◆ Exercise requirements
Every line below is to be copied exactly, with the pictures left out.

◆ Data excerpt
......

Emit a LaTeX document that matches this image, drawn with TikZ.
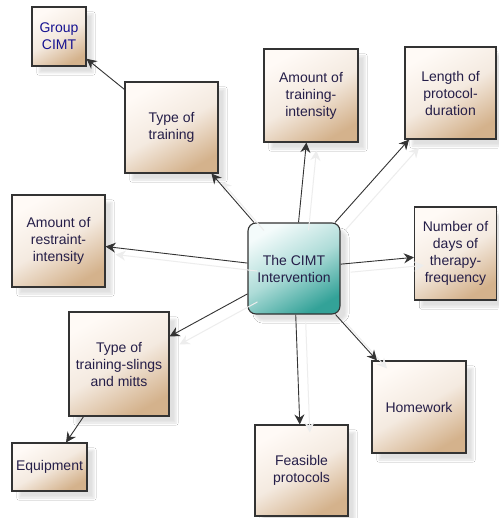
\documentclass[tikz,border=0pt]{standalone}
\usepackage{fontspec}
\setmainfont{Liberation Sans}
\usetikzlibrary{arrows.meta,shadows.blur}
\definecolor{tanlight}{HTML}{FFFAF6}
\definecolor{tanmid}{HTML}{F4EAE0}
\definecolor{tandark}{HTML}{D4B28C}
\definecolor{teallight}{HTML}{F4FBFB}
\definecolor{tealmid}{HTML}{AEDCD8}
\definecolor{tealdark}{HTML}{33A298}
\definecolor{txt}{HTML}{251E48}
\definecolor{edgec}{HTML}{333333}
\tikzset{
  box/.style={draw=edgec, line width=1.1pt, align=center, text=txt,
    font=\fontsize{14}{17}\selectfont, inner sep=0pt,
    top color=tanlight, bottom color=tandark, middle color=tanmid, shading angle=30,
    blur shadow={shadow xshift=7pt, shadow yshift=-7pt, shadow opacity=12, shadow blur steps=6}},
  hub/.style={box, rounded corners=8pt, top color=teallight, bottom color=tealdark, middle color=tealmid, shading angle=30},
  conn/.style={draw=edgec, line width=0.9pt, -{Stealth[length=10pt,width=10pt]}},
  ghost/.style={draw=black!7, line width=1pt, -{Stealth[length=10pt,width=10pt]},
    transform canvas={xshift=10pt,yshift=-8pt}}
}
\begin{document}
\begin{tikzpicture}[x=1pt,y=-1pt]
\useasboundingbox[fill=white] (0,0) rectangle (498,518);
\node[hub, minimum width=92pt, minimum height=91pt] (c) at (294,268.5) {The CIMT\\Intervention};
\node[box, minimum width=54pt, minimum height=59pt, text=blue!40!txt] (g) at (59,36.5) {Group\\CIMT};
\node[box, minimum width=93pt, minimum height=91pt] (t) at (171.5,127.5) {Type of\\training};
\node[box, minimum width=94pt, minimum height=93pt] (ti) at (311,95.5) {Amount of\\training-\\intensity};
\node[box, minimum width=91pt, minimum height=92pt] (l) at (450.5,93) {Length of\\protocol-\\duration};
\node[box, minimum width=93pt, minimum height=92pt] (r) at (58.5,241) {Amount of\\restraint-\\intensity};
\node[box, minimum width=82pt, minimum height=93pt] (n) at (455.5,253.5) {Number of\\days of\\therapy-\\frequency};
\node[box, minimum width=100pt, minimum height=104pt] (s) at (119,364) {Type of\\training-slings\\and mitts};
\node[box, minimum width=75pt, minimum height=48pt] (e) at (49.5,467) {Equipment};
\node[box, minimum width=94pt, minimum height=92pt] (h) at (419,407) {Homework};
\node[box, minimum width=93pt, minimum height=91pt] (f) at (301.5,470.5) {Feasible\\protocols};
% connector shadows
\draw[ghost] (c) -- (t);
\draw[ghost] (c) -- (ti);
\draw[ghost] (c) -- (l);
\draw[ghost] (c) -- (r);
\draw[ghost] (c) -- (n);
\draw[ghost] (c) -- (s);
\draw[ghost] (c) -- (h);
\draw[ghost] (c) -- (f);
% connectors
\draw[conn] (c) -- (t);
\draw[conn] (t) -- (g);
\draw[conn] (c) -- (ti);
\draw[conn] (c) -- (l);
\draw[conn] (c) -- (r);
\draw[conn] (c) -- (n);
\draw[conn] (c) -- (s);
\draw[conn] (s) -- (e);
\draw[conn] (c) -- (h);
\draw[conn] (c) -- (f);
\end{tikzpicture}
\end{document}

......

◆ Final result
Emit a LaTeX document that matches this image, drawn with TikZ.
\documentclass[tikz,border=0pt]{standalone}
\usepackage{fontspec}
\setmainfont{Liberation Sans}
\usetikzlibrary{arrows.meta,shadows.blur}
\definecolor{tanlight}{HTML}{FFFAF6}
\definecolor{tanmid}{HTML}{F4EAE0}
\definecolor{tandark}{HTML}{D4B28C}
\definecolor{teallight}{HTML}{F4FBFB}
\definecolor{tealmid}{HTML}{AEDCD8}
\definecolor{tealdark}{HTML}{33A298}
\definecolor{txt}{HTML}{251E48}
\definecolor{edgec}{HTML}{333333}
\tikzset{
  box/.style={draw=edgec, line width=1.1pt, align=center, text=txt,
    font=\fontsize{14}{17}\selectfont, inner sep=0pt,
    top color=tanlight, bottom color=tandark, middle color=tanmid, shading angle=30,
    blur shadow={shadow xshift=7pt, shadow yshift=-7pt, shadow opacity=12, shadow blur steps=6}},
  hub/.style={box, rounded corners=8pt, top color=teallight, bottom color=tealdark, middle color=tealmid, shading angle=30},
  conn/.style={draw=edgec, line width=0.9pt, -{Stealth[length=10pt,width=10pt]}},
  ghost/.style={draw=black!7, line width=1pt, -{Stealth[length=10pt,width=10pt]},
    transform canvas={xshift=10pt,yshift=-8pt}}
}
\begin{document}
\begin{tikzpicture}[x=1pt,y=-1pt]
\useasboundingbox[fill=white] (0,0) rectangle (498,518);
\node[hub, minimum width=92pt, minimum height=91pt] (c) at (294,268.5) {The CIMT\\Intervention};
\node[box, minimum width=54pt, minimum height=59pt, text=blue!40!txt] (g) at (59,36.5) {Group\\CIMT};
\node[box, minimum width=93pt, minimum height=91pt] (t) at (171.5,127.5) {Type of\\training};
\node[box, minimum width=94pt, minimum height=93pt] (ti) at (311,95.5) {Amount of\\training-\\intensity};
\node[box, minimum width=91pt, minimum height=92pt] (l) at (450.5,93) {Length of\\protocol-\\duration};
\node[box, minimum width=93pt, minimum height=92pt] (r) at (58.5,241) {Amount of\\restraint-\\intensity};
\node[box, minimum width=82pt, minimum height=93pt] (n) at (455.5,253.5) {Number of\\days of\\therapy-\\frequency};
\node[box, minimum width=100pt, minimum height=104pt] (s) at (119,364) {Type of\\training-slings\\and mitts};
\node[box, minimum width=75pt, minimum height=48pt] (e) at (49.5,467) {Equipment};
\node[box, minimum width=94pt, minimum height=92pt] (h) at (419,407) {Homework};
\node[box, minimum width=93pt, minimum height=91pt] (f) at (301.5,470.5) {Feasible\\protocols};
% connector shadows
\draw[ghost] (c) -- (t);
\draw[ghost] (c) -- (ti);
\draw[ghost] (c) -- (l);
\draw[ghost] (c) -- (r);
\draw[ghost] (c) -- (n);
\draw[ghost] (c) -- (s);
\draw[ghost] (c) -- (h);
\draw[ghost] (c) -- (f);
% connectors
\draw[conn] (c) -- (t);
\draw[conn] (t) -- (g);
\draw[conn] (c) -- (ti);
\draw[conn] (c) -- (l);
\draw[conn] (c) -- (r);
\draw[conn] (c) -- (n);
\draw[conn] (c) -- (s);
\draw[conn] (s) -- (e);
\draw[conn] (c) -- (h);
\draw[conn] (c) -- (f);
\end{tikzpicture}
\end{document}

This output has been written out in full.